The set starts off on a nostalgic note with the band coming on to poem ‘Artwork of Youth’ which describes Jones’ school days before crashing into the blistering ‘It’s Not Rock n Roll’. Right from the off Jones, bassist Wayne Thomas and drummer Rob Steele were on top form both musically and as entertainers. Trampolene have an energy that few bands have these days, frontman Jones exuberates a deserved confidence but a humble sense of community too which gives the adoring crowd an uncontrollable desire to shout every lyric straight in his face.
The gap between the band on stage and the paying public doesn’t exactly exist at gigs by these Welsh rockers, Jones spends a lot of his time stood on the barrier and crowd surfing before being pulled back by the overzealous Scala security.
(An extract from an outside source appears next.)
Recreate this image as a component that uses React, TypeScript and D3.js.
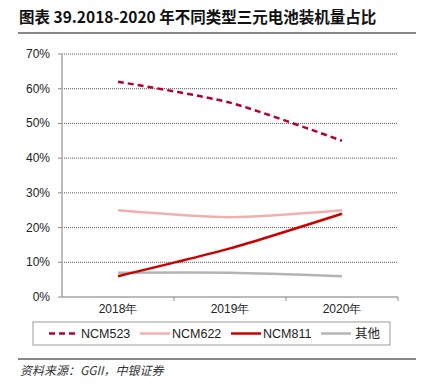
import * as React from 'react';
import * as d3 from 'd3';

const years = ['2018年', '2019年', '2020年'];
const ncm523 = [62, 56, 45];
const ncm622 = [25, 23, 25];
const ncm811 = [6, 14, 24];
const others = [7, 7, 6];
const yTicks = [0, 10, 20, 30, 40, 50, 60, 70];

const seriesNames = ['NCM523', 'NCM622', 'NCM811', '其他'];
const seriesValues = [ncm523, ncm622, ncm811, others];
const seriesColors = ['#b8002b', '#f0b0b0', '#cc0000', '#b4b4b4'];
const seriesDash = ['6,4', null, null, null];

const W = 428;
const H = 385;
const plot = {left: 62, right: 398, top: 54, bottom: 297};
const font = 'Arial, "Liberation Sans", sans-serif';
const cjk = '"Noto Sans CJK SC", sans-serif';

export default function App() {
    const xBand = d3.scaleBand<string>().domain(years).range([plot.left, plot.right]);
    const xCenter = (c: string) => (xBand(c) as number) + xBand.bandwidth() / 2;
    const y = d3.scaleLinear().domain([0, 70]).range([plot.bottom, plot.top]);
    // excel-style smoothing
    const line = d3.line<number>()
        .x((_d, i) => xCenter(years[i]))
        .y((d) => y(d))
        .curve(d3.curveCardinal.tension(0.3));

    const legendX = [49, 140, 231, 321];

    return (
        <svg width={W} height={H} style={{position: 'absolute', left: 0, top: 0}} xmlns="http://www.w3.org/2000/svg">
            <rect width={W} height={H} fill="#fff"/>
            <text x={19} y={23} fontFamily={cjk} fontWeight="bold" fontSize={15.5} fill="#111">
                图表 39.2018-2020 年不同类型三元电池装机量占比
            </text>
            <line x1={18} x2={416} y1={33} y2={33} stroke="#888" strokeWidth={2}/>

            {yTicks.map((t) => (
                <g key={t}>
                    {t > 0 && <line x1={plot.left} x2={plot.right} y1={y(t)} y2={y(t)}
                                    stroke="#555" strokeWidth={1} strokeDasharray="1,1"/>}
                    <line x1={plot.left - 4} x2={plot.left} y1={y(t)} y2={y(t)} stroke="#888"/>
                    <text x={plot.left - 12} y={y(t) + 4} textAnchor="end" fontFamily={font} fontSize={12} fill="#222">
                        {t}%
                    </text>
                </g>
            ))}
            <line x1={plot.left} x2={plot.left} y1={plot.top} y2={plot.bottom} stroke="#aaa" strokeWidth={1.5}/>
            <line x1={plot.left} x2={plot.right} y1={plot.bottom} y2={plot.bottom} stroke="#777" strokeWidth={1}/>
            {years.map((c) => (
                <g key={c}>
                    <line x1={(xBand(c) as number) + xBand.bandwidth()} x2={(xBand(c) as number) + xBand.bandwidth()}
                          y1={plot.bottom} y2={plot.bottom + 4} stroke="#888"/>
                    <text x={xCenter(c)} y={plot.bottom + 16} textAnchor="middle" fontFamily={font} fontSize={12} fill="#222">
                        {c}
                    </text>
                </g>
            ))}

            {seriesValues.slice().reverse().map((vals, ri) => {
                const i = seriesValues.length - 1 - ri;
                return (
                    <path key={seriesNames[i]} d={line(vals) || ''} fill="none" stroke={seriesColors[i]}
                          strokeWidth={2.5} strokeDasharray={seriesDash[i] || undefined}/>
                );
            })}

            <rect x={33} y={322} width={357} height={23} fill="none" stroke="#999" strokeWidth={1}/>
            {seriesNames.map((n, i) => (
                <g key={n}>
                    <line x1={legendX[i]} x2={legendX[i] + 30} y1={333.5} y2={333.5} stroke={seriesColors[i]}
                          strokeWidth={2.5} strokeDasharray={seriesDash[i] || undefined}/>
                    <text x={legendX[i] + (i === 3 ? 34 : 32)} y={338} fontFamily={i === 3 ? cjk : font}
                          fontSize={12.5} fill="#222">{n}</text>
                </g>
            ))}

            <line x1={18} x2={416} y1={359} y2={359} stroke="#888" strokeWidth={2}/>
            <text x={20} y={375} fontFamily={cjk} fontStyle="italic" fontSize={12} fill="#333">
                资料来源：GGII，中银证券
            </text>
        </svg>
    );
}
Fan favourite ‘Alcohol Kiss’ provides another mass singalong and the anthemic ‘Storm Heaven’ and recent single ‘Hard Times For Dreamers’ spark flailing limbs from the energetic crowd.
‘Beautiful Pain’ reminds everyone of how emotional this night is before acoustic track ‘No One’s Got Love Like We’ve Got’ makes this tiny venue feel small and intimate, a quick look around sees strangers embracing and a venue full of people enjoying a moment to look up at the band on stage and feel proud. Most of the people in the venue have been fans of the band for ages, have created lasting friendships through their fandom and have travelled from different countries just for this special night. Trampolene create a sense of community and a family feel at all times which is easy to forget when they are playing songs that sound so massive they deserve to be in arenas. Last night was a celebration, not only of how much the band have grown but of what they have created along the way. The Welsh trio are more than just a band and for many, they are a modern day Manics with their vibrant energy, visceral lyrics and vulnerableness. In a world so divided Trampolene are just the kind of band we all need and to see them celebrated with so much joy last night was a beautiful thing to witness.